Sparse matrices (SciPy CSR/CSC): Efficient storage when most entries are zero, common in text (bag-of-words) and recommendation (user-item) data.

Why It Matters

Choosing the wrong representation cascades through the entire pipeline. Feed a nominal variable into a distance-based algorithm as raw integers and the model hallucinates ordinal relationships. Store a sparse text matrix as a dense array and you exhaust memory. Ignore the temporal ordering of a time series and your cross-validation leaks future information into training. Every preprocessing decision -- scaling (see Feature Scaling and Normalization), imputation (see Handling Missing Data), encoding -- traces back to data type.

Key Technical Details

Pandas dtype pitfalls: Pandas infers types on load. A column of integers with one missing value becomes float64 because NaN is a float. Use Int64 (nullable integer) or careful casting.
Cardinality: The number of distinct values in a categorical column. High-cardinality features (e.g., zip codes with 40,000+ levels) require special encoding (hashing, embeddings) rather than naive one-hot expansion.
Mixed types: A column containing both "42" and "N/A" will be inferred as object (string). Always inspect dtypes after loading with df.dtypes and df.describe(include='all').
Memory optimization: Downcasting float64 to float32 halves memory. Categorical dtype in Pandas uses integer codes internally, reducing memory for repetitive strings by 90% or more.

Common Misconceptions

"Ordinal encoding is fine for all categorical variables." It is only valid when categories have a genuine, meaningful rank. Applying it to nominal data (e.g., encoding countries as 1-195) injects a false metric structure.
"More features always help." High-dimensional data introduces the curse of dimensionality.
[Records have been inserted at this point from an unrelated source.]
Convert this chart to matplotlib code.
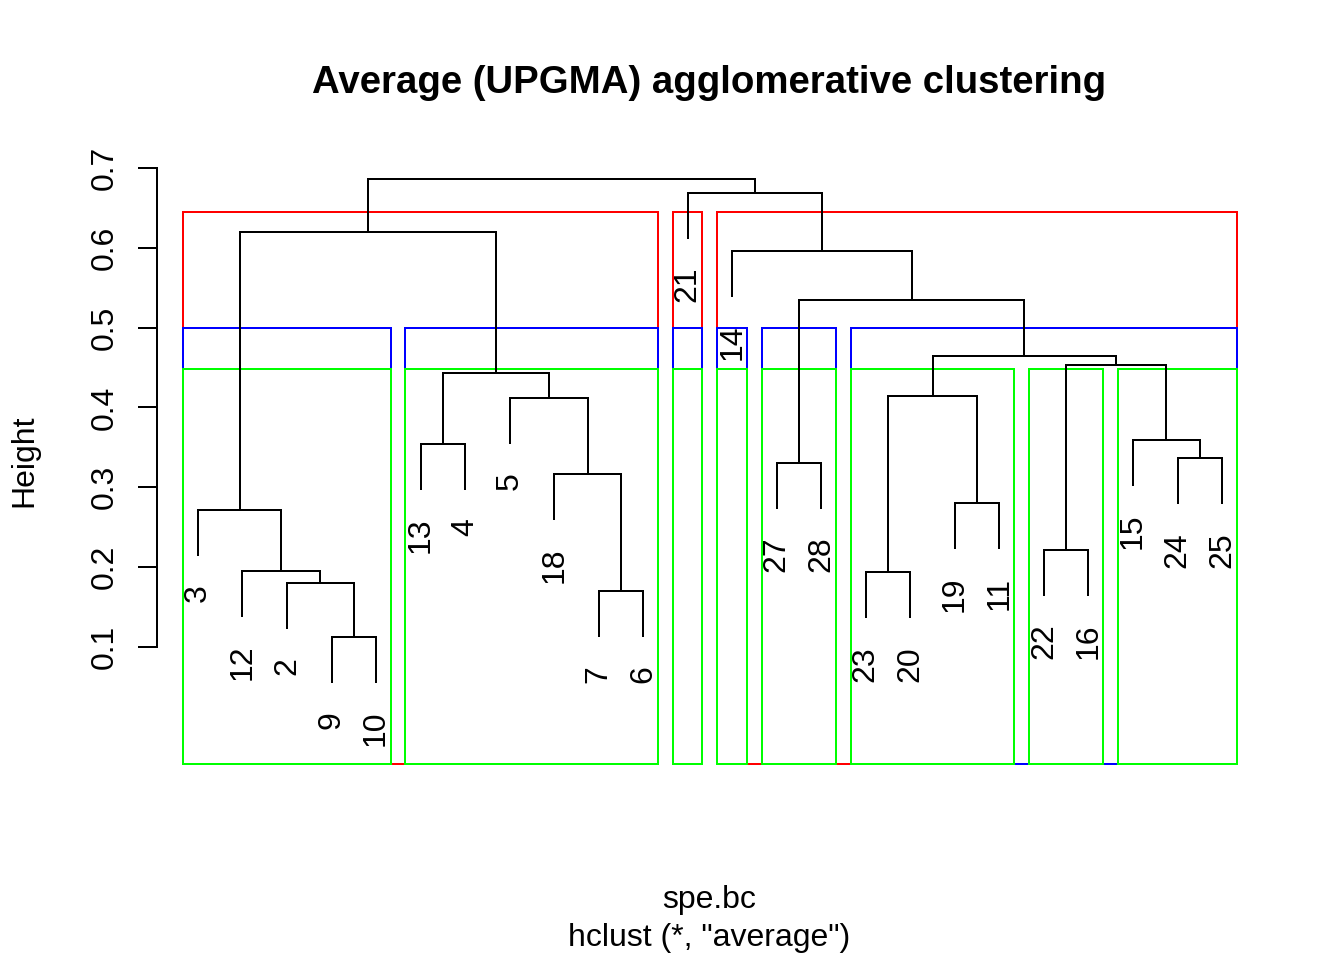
import matplotlib.pyplot as plt
from matplotlib.patches import Rectangle

plt.rcParams['font.family'] = ['Liberation Sans', 'DejaVu Sans']

# sites in the order the dendrogram places them
leaf_order = ["3", "12", "2", "9", "10", "13", "4", "5", "18", "7", "6", "21",
              "14", "27", "28", "23", "20", "19", "11", "22", "16", "15", "24", "25"]

# each merge joins two items: a string is a site, an int points at an earlier merge
merge_a = ["9", "7", "2", "23", "12", "22", "3", "19", "18", "27", "24", "13",
           "15", "5", 3, 11, 5, 14, 9, "14", 6, "21", 20]
merge_b = ["10", "6", 0, "20", 2, "16", 4, "11", 1, "28", "25", "4",
           10, 8, 7, 13, 12, 16, 17, 18, 15, 19, 21]
merge_h = [0.1119, 0.1693, 0.1793, 0.1931, 0.1948, 0.2211, 0.2709, 0.2800,
           0.3161, 0.3305, 0.3361, 0.3537, 0.3587, 0.4114, 0.4143, 0.4432,
           0.4528, 0.4645, 0.5348, 0.5962, 0.6201, 0.6690, 0.6866]

# rect.hclust cuts: number of groups and box colour
cut_k = [3, 6, 8]
cut_col = ["#FF0000", "#0000FF", "#00FF00"]

n = len(leaf_order)
hang = 0.1 * (max(merge_h) - min(merge_h))
lw = 1.44

leaf_x = {lab: i + 1 for i, lab in enumerate(leaf_order)}
node_x = []


def item_x(it):
    return leaf_x[it] if isinstance(it, str) else node_x[it]


def leaves(it):
    if isinstance(it, str):
        return [it]
    return leaves(merge_a[it]) + leaves(merge_b[it])


fig = plt.figure(figsize=(13.44, 9.6), dpi=100)
ax = fig.add_axes([157 / 1344, 1 - 764 / 960, (1263 - 157) / 1344, (764 - 157) / 960])
ax.set_xlim(1 - 0.04 * (n - 1), n + 0.04 * (n - 1))
ax.set_ylim(-0.047, 0.7138)

for i, (a, b, h) in enumerate(zip(merge_a, merge_b, merge_h)):
    xa, xb = item_x(a), item_x(b)
    ya = h - hang if isinstance(a, str) else merge_h[a]
    yb = h - hang if isinstance(b, str) else merge_h[b]
    ax.plot([xa, xa, xb, xb], [ya, h, h, yb], color="black", lw=lw,
            solid_capstyle="butt", solid_joinstyle="miter")
    node_x.append((xa + xb) / 2)
    for it, y in ((a, ya), (b, yb)):
        if isinstance(it, str):
            ax.annotate(it, (leaf_x[it], y), xytext=(0, -20), textcoords="offset points",
                        rotation=90, ha="center", va="top", fontsize=23)

# boxes around the groups
y0 = ax.get_ylim()[0]
root = len(merge_h) - 1
for k, col in zip(cut_k, cut_col):
    cut = set(range(root, root - (k - 1), -1))
    groups = []
    for m in cut:
        for ch in (merge_a[m], merge_b[m]):
            if isinstance(ch, str) or ch not in cut:
                groups.append(leaves(ch))
    top = (merge_h[root - (k - 2)] + merge_h[root - (k - 1)]) / 2
    for g in groups:
        xs = [leaf_x[s] for s in g]
        left, right = min(xs) - 0.34, max(xs) + 0.33
        ax.add_patch(Rectangle((left, y0), right - left, top - y0, fill=False,
                               edgecolor=col, lw=lw, clip_on=False, joinstyle="miter"))

for s in ["top", "right", "bottom"]:
    ax.spines[s].set_visible(False)
ax.spines["left"].set_bounds(0.1, 0.7)
ax.spines["left"].set_linewidth(lw)
ax.set_xticks([])
yt = [0.1, 0.2, 0.3, 0.4, 0.5, 0.6, 0.7]
ax.set_yticks(yt)
ax.set_yticklabels([f"{v:.1f}" for v in yt], rotation=90, va="center")
ax.tick_params(axis="y", length=13.7, width=lw, labelsize=23, pad=13)

fig.text(709.5 / 1344, 1 - 93 / 960, "Average (UPGMA) agglomerative clustering",
         ha="center", va="baseline", fontsize=27.6, fontweight="bold")
fig.text(709.5 / 1344, 1 - 908 / 960, "spe.bc", ha="center", va="baseline", fontsize=23)
fig.text(709.5 / 1344, 1 - 946 / 960, 'hclust (*, "average")', ha="center",
         va="baseline", fontsize=23)
fig.text(24 / 1344, 1 - 460.5 / 960, "Height", rotation=90, ha="center", va="center",
         fontsize=23)

fig.savefig("out.png", dpi=100)
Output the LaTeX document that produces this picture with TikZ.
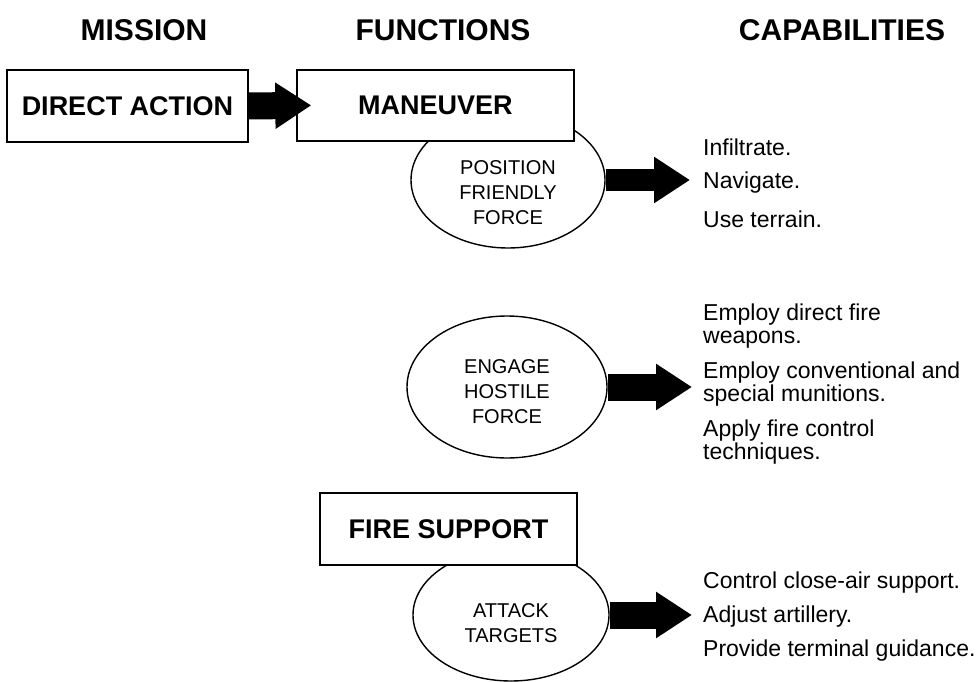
\documentclass[tikz,border=0pt]{standalone}
\usepackage{fontspec}
\setmainfont{Liberation Sans}
\usetikzlibrary{arrows.meta,positioning,shapes.geometric}

\begin{document}
\begin{tikzpicture}[
  colhead/.style  = {font=\fontsize{30}{32}\selectfont\bfseries},
  funcbox/.style  = {draw, fill=white, line width=1.4pt, inner sep=0pt, font=\fontsize{27}{30}\selectfont\bfseries},
  taskoval/.style = {draw, fill=white, ellipse, line width=1.4pt, inner sep=0pt},
  ovaltext/.style = {align=center, inner sep=0pt, font=\fontsize{20}{25}\selectfont},
  captext/.style  = {anchor=west, align=left, inner sep=0pt, font=\fontsize{23}{23}\selectfont},
  fatlink/.style  = {line width=27pt, -{Triangle[length=36pt,width=44pt]}},
  x=1pt, y=-1pt,
]
  \useasboundingbox (0,0) rectangle (979,682);

  \node[colhead] (hmis) at (144,30) {MISSION};
  \node[colhead] (hfun) at (443,30) {FUNCTIONS};
  \node[colhead] (hcap) at (842,30) {CAPABILITIES};

  \node[taskoval, minimum width=194pt, minimum height=136pt,
        label={[ovaltext, yshift=-13pt]center:{POSITION\\FRIENDLY\\FORCE}}] (posit) at (508,180) {};
  \node[taskoval, minimum width=200pt, minimum height=142pt,
        label={[ovaltext, yshift=-5pt]center:{ENGAGE\\HOSTILE\\FORCE}}] (engage) at (507,387) {};
  \node[taskoval, minimum width=196pt, minimum height=132pt,
        label={[ovaltext, yshift=-8pt]center:{ATTACK\\TARGETS}}] (attack) at (511,615) {};

  \node[funcbox, minimum width=241pt, minimum height=72pt] (direct) at (127.5,106) {DIRECT ACTION};
  \node[funcbox, minimum width=277pt, minimum height=71pt] (maneu) at (435.5,105.5) {MANEUVER};
  \node[funcbox, minimum width=257pt, minimum height=72pt] (firesup) at (448.5,529) {FIRE SUPPORT};

  \node[captext] (infil) at (703,147) {Infiltrate.};
  \node[captext] (navig) at (703,183) {Navigate.};
  \node[captext] (terra) at (703,219) {Use terrain.};
  \node[captext] (dfire) at (703,326) {Employ direct fire\\weapons.};
  \node[captext] (munit) at (703,384) {Employ conventional and\\special munitions.};
  \node[captext] (fctrl) at (703,442) {Apply fire control\\techniques.};
  \node[captext] (cas)   at (703,583) {Control close-air support.};
  \node[captext] (artil) at (703,617) {Adjust artillery.};
  \node[captext] (guide) at (703,651) {Provide terminal guidance.};

  \draw[fatlink, shorten >=-15pt] (direct.east) -- (maneu.west);
  \draw[fatlink, line width=22pt, shorten >=13pt] (posit.east) -- (posit.east -| navig.west);
  \draw[fatlink, shorten >=11pt] (engage.east) -- (engage.east -| munit.west);
  \draw[fatlink, shorten >=11pt] (attack.east) -- (attack.east -| artil.west);
\end{tikzpicture}
\end{document}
A 50,000-column one-hot encoding of a text corpus without dimensionality reduction will cripple most algorithms.
"DataFrames and tensors are interchangeable." DataFrames support heterogeneous column types and named indexing; tensors require homogeneous numeric types but enable GPU-accelerated linear algebra. Use the right tool for the task.

Connections to Other Concepts

exploratory-data-analysis.md: EDA techniques differ by type -- histograms for continuous, bar charts for categorical, autocorrelation plots for time series.
feature-scaling-and-normalization.md: Only meaningful for numerical data; applying z-score normalization to a one-hot encoded column is nonsensical.
encoding-categorical-variables.md: The bridge from categorical types to numeric representations that algorithms require.
data-cleaning-and-preprocessing.md: Type detection is the first step in any cleaning pipeline -- you must know what a column should be before you can fix what it is.